Cross-complaint filed over deadly crosswalk accident

City says homeowners' association failed to maintain adjacent property

The father of a seven-month-old girl who died after being struck by a vehicle in March 2015 while crossing a busy street in Point Loma was careless and negligent, reads a newly filed court document filed by the City of San Diego.

The city has also filed a cross-complaint against a nearby housing development for failing to trim foliage that could have obstructed the driver's view of the father and daughter crossing the street. The city’s recent filings are intended to shift liability away from the city.

The city's defense is in response to a lawsuit filed by the family of Juniper Aavang, the girl who died, and her father John, who was seriously injured while crossing Catalina Boulevard in Point Loma.
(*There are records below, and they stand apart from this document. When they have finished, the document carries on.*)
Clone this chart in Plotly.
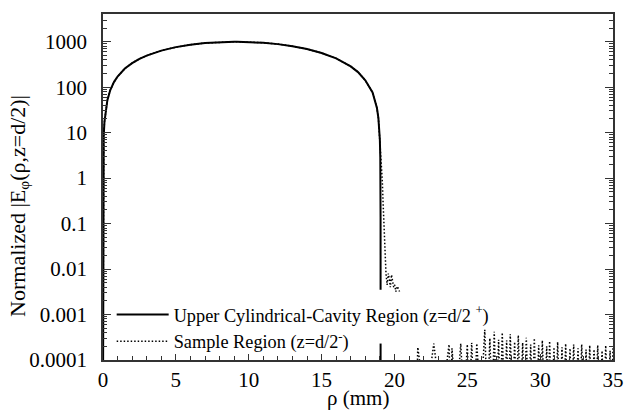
import plotly.graph_objects as go

# Upper cylindrical-cavity region, z = d/2+ (radius in mm, normalized |E_phi|)
rho_cavity = [0.0, 0.002, 0.05, 0.1, 0.2, 0.3, 0.5, 0.75, 1.0, 1.5, 2.0, 2.5, 3.0, 4.0,
              5.0, 6.0, 7.0, 8.0, 9.0, 9.2, 10.0, 11.0, 12.0, 13.0, 14.0, 15.0,
              16.0, 17.0, 17.5, 18.0, 18.5, 18.8, 18.9, 19.0, 19.03, 19.04, 19.045,
              19.049, 19.05, None, 19.05, 19.05]
e_cavity = [1e-5, 0.35, 8.7, 17.3, 34.6, 52.0, 86.5, 129.5, 172.0, 257.0, 339.0, 420.0,
            496.0, 638.0, 761.0, 860.0, 935.0, 981.0, 999.0, 1000.0, 989.0, 951.0,
            886.0, 799.0, 690.0, 567.0, 431.0, 287.0, 215.0, 142.0, 76.5, 34.8, 20.9,
            7.0, 2.8, 1.4, 0.7, 0.14, 0.0035, None, 0.00023, 1e-5]

# Sample region, z = d/2-: overlaps the cavity field inside the wall radius
rho_edge = [19.1, 19.17, 19.22, 19.27, 19.32, 19.37, 19.42, 19.5, 19.58, 19.65,
            19.72, 19.8, 19.88, 19.95, 20.02, 20.1, 20.2, 20.28, 20.35]
e_edge = [2.5, 0.85, 0.3, 0.1, 0.035, 0.012, 0.008, 0.0045, 0.008, 0.006,
          0.004, 0.0075, 0.0055, 0.004, 0.0045, 0.0032, 0.0042, 0.0035, 0.0032]

# Oscillating tail in the sample region: local maxima and the minima between them
rho_peaks = [21.6, 22.7, 23.75, 23.95, 24.55, 25.0, 25.3, 25.65, 26.2, 26.55, 26.85,
             27.15, 27.4, 27.7, 27.95, 28.25, 28.5, 28.8, 29.05, 29.35, 29.6, 29.9,
             30.15, 30.45, 30.65, 30.95, 31.2, 31.5, 31.75, 32.05, 32.3, 32.6, 32.85,
             33.15, 33.4, 33.7, 33.95, 34.25, 34.5, 34.8, 35.0]
e_peaks = [0.00019, 0.00023, 0.00022, 0.00018, 0.00023, 0.00022, 0.00024, 0.00023,
           0.00046, 0.00030, 0.00042, 0.00028, 0.00040, 0.00027, 0.00037, 0.00025,
           0.00035, 0.00024, 0.00031, 0.00022, 0.00030, 0.00021, 0.00027, 0.00020,
           0.00026, 0.00019, 0.00025, 0.00019, 0.00023, 0.00018, 0.00022, 0.00018,
           0.00022, 0.00017, 0.00021, 0.00017, 0.00021, 0.00016, 0.00021, 0.00016,
           0.00020]
e_trough = 1e-5

rho_sample = [r for r in rho_cavity[:34]] + rho_edge + [None]
e_sample = [v for v in e_cavity[:34]] + e_edge + [None]
prev = 21.4
for r, v in zip(rho_peaks, e_peaks):
    rho_sample += [(prev + r) / 2 if prev > 21.4 else r - 0.08, r]
    e_sample += [e_trough, v]
    prev = r

y_ticks = [0.0001, 0.001, 0.01, 0.1, 1, 10, 100, 1000]
y_ticktext = ["0.0001", "0.001", "0.01", "0.1", "1", "10", "100", "1000"]
x_ticks = [0, 5, 10, 15, 20, 25, 30, 35]

minor_y = [m * 10 ** e for e in range(-4, 4) for m in range(2, 10) if m * 10 ** e < 4000]

FONT = "Liberation Serif"
SIZE = 21

fig = go.Figure()
fig.add_trace(go.Scatter(
    x=rho_sample, y=e_sample, mode="lines", connectgaps=False,
    name="Sample Region (z=d/2<sup>-</sup>)",
    line=dict(color="black", width=1.5, dash="1.5px,2px"),
))
fig.add_trace(go.Scatter(
    x=rho_cavity, y=e_cavity, mode="lines", connectgaps=False,
    name="Upper Cylindrical-Cavity Region (z=d/2 <sup>+</sup>)",
    line=dict(color="black", width=2),
))

axis_common = dict(
    showgrid=False, zeroline=False, linecolor="#333", linewidth=1.5,
    ticks="inside", tickcolor="#333", tickwidth=1.2,
    tickfont=dict(family=FONT, size=SIZE, color="black"),
)

fig.update_layout(
    width=636, height=419,
    margin=dict(l=103, r=12, t=12, b=59),
    paper_bgcolor="white", plot_bgcolor="white",
    font=dict(family=FONT, size=SIZE, color="black"),
    showlegend=True,
    legend=dict(
        x=0.017, y=0.185, xanchor="left", yanchor="top",
        traceorder="reversed", bgcolor="rgba(0,0,0,0)",
        font=dict(family=FONT, size=18.3, color="black"),
        tracegroupgap=0, itemwidth=52,
    ),
    xaxis=dict(
        **axis_common, range=[0, 35], tickvals=x_ticks, ticklen=6, mirror=True,
        ticklabelstandoff=0,
        minor=dict(ticks="inside", dtick=1, ticklen=4, tickcolor="#333", showgrid=False),
    ),
    yaxis=dict(
        **axis_common, type="log", range=[-4, 3.61], tickvals=y_ticks,
        ticktext=y_ticktext, ticklen=8, mirror="ticks", ticklabelstandoff=10,
        minor=dict(ticks="inside", tickmode="array", tickvals=minor_y, ticklen=4,
                   tickcolor="#333", showgrid=False),
    ),
    annotations=[
        dict(text="ρ (mm)", xref="paper", yref="paper", x=0.5, y=-0.07,
             xanchor="center", yanchor="top", showarrow=False,
             font=dict(family=FONT, size=SIZE)),
        dict(text="Normalized |E<sub>φ</sub>(ρ,z=d/2)|", xref="paper", yref="paper",
             x=-0.165, y=0.445, xanchor="center", yanchor="middle", textangle=-90,
             showarrow=False, font=dict(family=FONT, size=22)),
    ],
)

fig.write_html("out.html")
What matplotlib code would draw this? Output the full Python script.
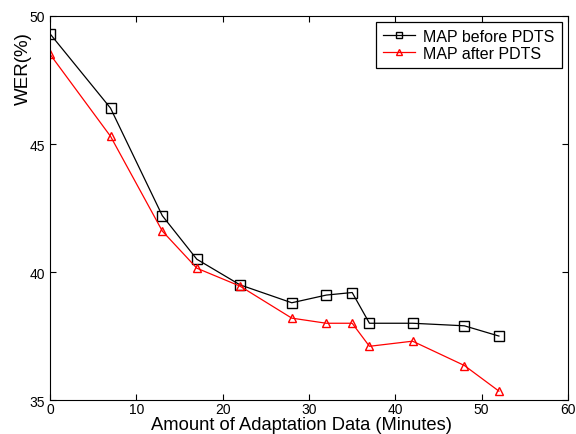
import matplotlib
matplotlib.use("Agg")
import matplotlib.pyplot as plt

plt.rcParams['font.family'] = ['Liberation Sans', 'DejaVu Sans']

minutes = [0, 7, 13, 17, 22, 28, 32, 35, 37, 42, 48, 52]
wer_before = [49.3, 46.4, 42.2, 40.5, 39.5, 38.8, 39.1, 39.2, 38.0, 38.0, 37.9, 37.5]
wer_after = [48.5, 45.3, 41.6, 40.15, 39.45, 38.2, 38.0, 38.0, 37.1, 37.3, 36.35, 35.35]

fig = plt.figure(figsize=(5.76, 4.35), dpi=100)
ax = fig.add_axes([0.087, 0.078, 0.899, 0.883])

ax.plot(minutes, wer_before, 'k-', marker='s', markerfacecolor='none',
        markersize=7, linewidth=0.9, label='MAP before PDTS')
ax.plot(minutes, wer_after, 'r-', marker='^', markerfacecolor='none',
        markersize=6, linewidth=0.9, label='MAP after PDTS')

ax.set_xlim(0, 60)
ax.set_ylim(35, 50)
ax.set_xticks(range(0, 61, 10))
ax.set_yticks([35, 40, 45, 50])
ax.tick_params(direction='in', top=True, right=True, labelsize=10, length=4)
ax.tick_params(axis='x', pad=1.5)
ax.set_xlabel('Amount of Adaptation Data (Minutes)', fontsize=13.2)
ax.xaxis.set_label_coords(0.486, -0.042)
ax.xaxis.label.set_va('top')
ax.set_ylabel('WER(%)', fontsize=13.5)
ax.yaxis.set_label_coords(-0.036, 0.865)

leg = ax.legend(loc='upper right', fontsize=11.5, fancybox=False,
                edgecolor='black', framealpha=1, handlelength=2.0,
                handletextpad=0.5, markerscale=0.7,
                borderaxespad=0.0, borderpad=0.45, labelspacing=0.1,
                bbox_to_anchor=(0.988, 0.985))
leg.get_frame().set_linewidth(0.9)

fig.savefig('out.png', dpi=100)
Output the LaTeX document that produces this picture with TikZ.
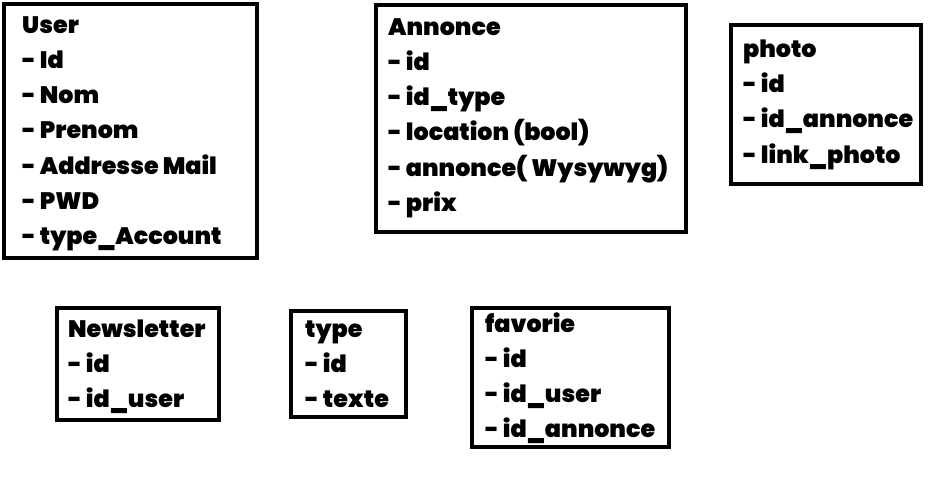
\documentclass[tikz,border=0pt]{standalone}
\usepackage{fontspec}
\setmainfont{Poppins}[BoldFont={Poppins Black}]
\begin{document}
\begin{tikzpicture}[x=1pt,y=-1pt,
  tbl/.style={draw=black,line width=4.5pt,fill=white},
  txt/.style={anchor=base west,inner sep=0pt,font=\fontsize{23.8}{23.8}\selectfont\bfseries}]
\useasboundingbox[fill=white] (0,0) rectangle (950,484);
% boxes
\draw[tbl] (4,4) rectangle (257,258) coordinate (userbox);
\draw[tbl] (376,5) rectangle (686,232);
\draw[tbl] (731,25) rectangle (921,184);
\draw[tbl] (57,308) rectangle (219,420);
\draw[tbl] (291,311) rectangle (406,417);
\draw[tbl] (472,308) rectangle (669,447);
% texts
\foreach \t [count=\i from 0] in {User,- Id,- Nom,- Prenom,- Addresse Mail,- PWD,- type\_Account}
  \node[txt] (u\i) at (22,{34+35*\i}) {\t};
\foreach \t [count=\i from 0] in {Annonce,- id,- id\_type,- location (bool),{- annonce( Wysywyg)},- prix}
  \node[txt] (a\i) at (388,{36+35*\i}) {\t};
\foreach \t [count=\i from 0] in {photo,- id,- id\_annonce,- link\_photo}
  \node[txt] (p\i) at (743,{58+35*\i}) {\t};
\foreach \t [count=\i from 0] in {Newsletter,- id,- id\_user}
  \node[txt] (n\i) at (68,{337+35*\i}) {\t};
\foreach \t [count=\i from 0] in {type,- id,- texte}
  \node[txt] (t\i) at (305,{337+35*\i}) {\t};
\foreach \t [count=\i from 0] in {favorie,- id,- id\_user,- id\_annonce}
  \node[txt] (f\i) at (485,{332+35*\i}) {\t};
\end{tikzpicture}
\end{document}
The girl and her 56-year-old father, who were on vacation in San Diego, were in a crosswalk when a 2004 Chevy Sububan slammed into them.

"[John Aavang was] careless and negligent in and about the matters alleged in the complaint, and said carelessness and negligence on [his] own part proximately contributed to the happening of the accident and to the injuries, losses and damages complained of.... At the time and place of the alleged incident, [Aavang] did not exercise ordinary care, caution, or prudence to avoid the alleged damages sustained by [them]," reads the city's December 2015 court filing.

City attorneys defending the lawsuit also stated that city employees did not have "actual or constructive notice of the condition of the property in question."

But, as reported by the Reader, documents obtained in a public records request reveal previous complaints about what Point Loma residents referred to as a dangerous intersection.

Local resident Jon Connor submitted a traffic complaint to then-councilmember and current mayor Kevin Faulconer's office in June 2010. Faulconer's office sent a "route slip" to the traffic-engineering department. It reads, "Mr. Connor says it is like a freeway during rush hour. People are going entirely too fast since there are no lights or speed controls in this corridor. Also, he says the right turn back onto Cañon from Catalina is dangerous since it is a complete blind spot for families with kids trying to cross. He says it's dangerous for anyone since cars are coming down without stopping at the crosswalk and they cannot see [pedestrians] on the sidewalk."

Traffic engineer Gary Pence addressed Connor's concern in a follow-up email.

"Regarding the visibility of pedestrians crossing in the crosswalk in the right turn lane on ramp to Cañon Street, our site visit revealed that vegetation near the crosswalk has been recently trimmed and the visibility has been significantly improved. We will convert this crosswalk to a ladder crosswalk which includes numerous perpendicular lines between the two existing crosswalk lines. Ladder crosswalks are more visible to drivers and are intended to enhance the safety of the crosswalk. In addition, we will replace the existing pedestrian warning signs with high visibility pedestrian fluorescent yellow/green warning signs on both sides of the crosswalk facing northbound traffic."

According to some residents, however, the problem remained. Weeks after the accident occurred, residents started a petition in order to draw attention to the dangerous conditions at the intersection of Catalina Boulevard and Cañon Street.

"For decades, this intersection has plagued the residential and family-oriented nearby Point Loma community. Residents have pleaded with City and local authorities to remedy the situation, yet their concerns have remained unheard."

To further safeguard against any large payouts, the city has taken another tack in defending the lawsuit.

On December 2, 2015, the deputy city attorney heading up the case, Catherine Richardson, filed a cross-complaint against the Point Loma Woods Home Owners Association for failing to maintain the property adjacent to the crosswalk where the accident occurred.

"The city has denied, and continues to deny, any liability…. If, however, it is found that the city is responsible under law to [the Aavang family] for any of the allegations contained in their complaint, then the city is informed and believes...that the negligence, or other wrongful or tortious conduct...of [Point Loma Woods] contributed to the happening of the incidents alleged in Plaintiffs' complaint and caused said Plaintiffs' damages thereby.

"[Point Loma Woods is] presumed to own the land to the center of the roadway. The city is further informed and believes that [the homeowners’ association] installed and maintained the landscaping at the subject property, including the foliage which [the Aavangs] allege obstructed the view of the subject crosswalk for motorists and/or crossing pedestrians, and is responsible for maintenance and repair of the common areas of the [property]."

Aavang's lawsuit, (which also names the driver of the SUV, David Hoban) and the city's cross-complaint will be discussed at a hearing in the coming months.

Clarification The city's allegation that John Aavang was negligent in this matter was part of an answer filed by the city in December 2015; at no time did the city file a cross-complaint against Mr. Aavang.